My brother ordered this collection for me for my birthday but it took a while to arrive, and then the Ulysses ordeal intervened, so I only was able to buckle down and read it after the holidays. I’d heard Said read pieces of two of the stories–including the chilling one that appeared in the New Yorker–so I had an idea of what I was in for when I finally got to reading and I was certainly not disappointed.
The collection is unusual, I think, in that it is linked–neatly and coherently–through premise rather than character. In almost every story, present is the idea of going to war. Whether it is the protagonist enlisting himself or sending off a friend or coworker, much of the circumstances surrounding the event are similar. In general, these men are not idealistic or going to fight for a particular cause, but instead to get positive attention of the sort they don’t get, and don’t necessarily deserve, in their everyday lives. Often, they toil in low-wage, low-imagination, and/or low-stakes positions, navigating bus strikes, heat waves, and generally demoralizing situations, and somehow latch on to the idea that going to war is the answer. Is it? Of course not.
Throughout the stories, some of the same phrases and language appear in more than one place. At first, I was jarred by this–did he forget he already used this expression in another story? But I quickly changed my mind and realized how Sayrafiezadeh was tightening his book and the world in it. This all keeps happening, I thought.

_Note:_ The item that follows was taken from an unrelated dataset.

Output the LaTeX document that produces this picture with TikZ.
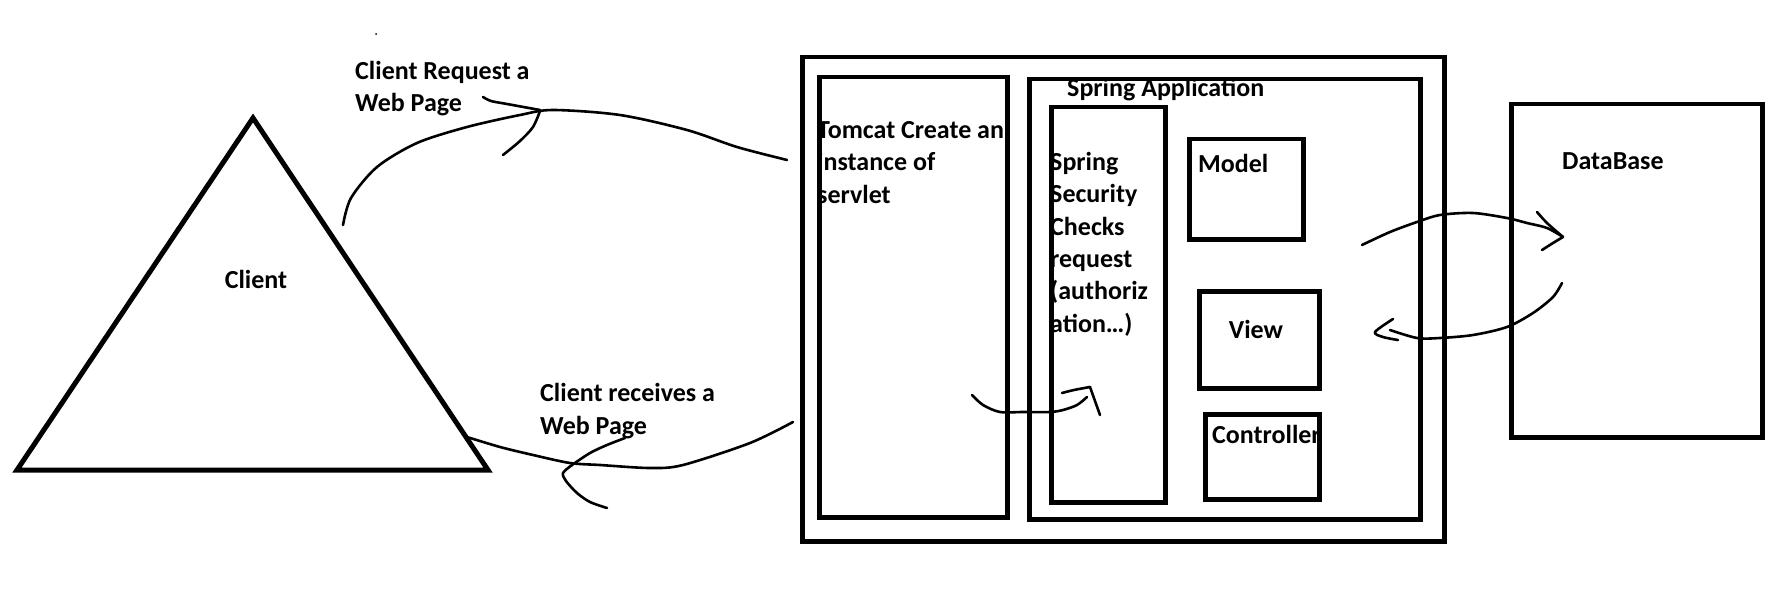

Despite the amazing consistency Sayrafiezadeh created to link the stories in Brief Encounters with the Enemy, I didn’t find the stories repetitive. For all their though-lines, they are singular, too. From a cartographer being proposition by his weirdo boss to an undocumented worker, disproportionate due to his mismanaged workout regimen, from a shoplifting rich girl love interest to a roller coaster date with a dreamy Orthodox Jewish woman, there is a lot of quirky, awesome stuff happening in this book. Highly recommend!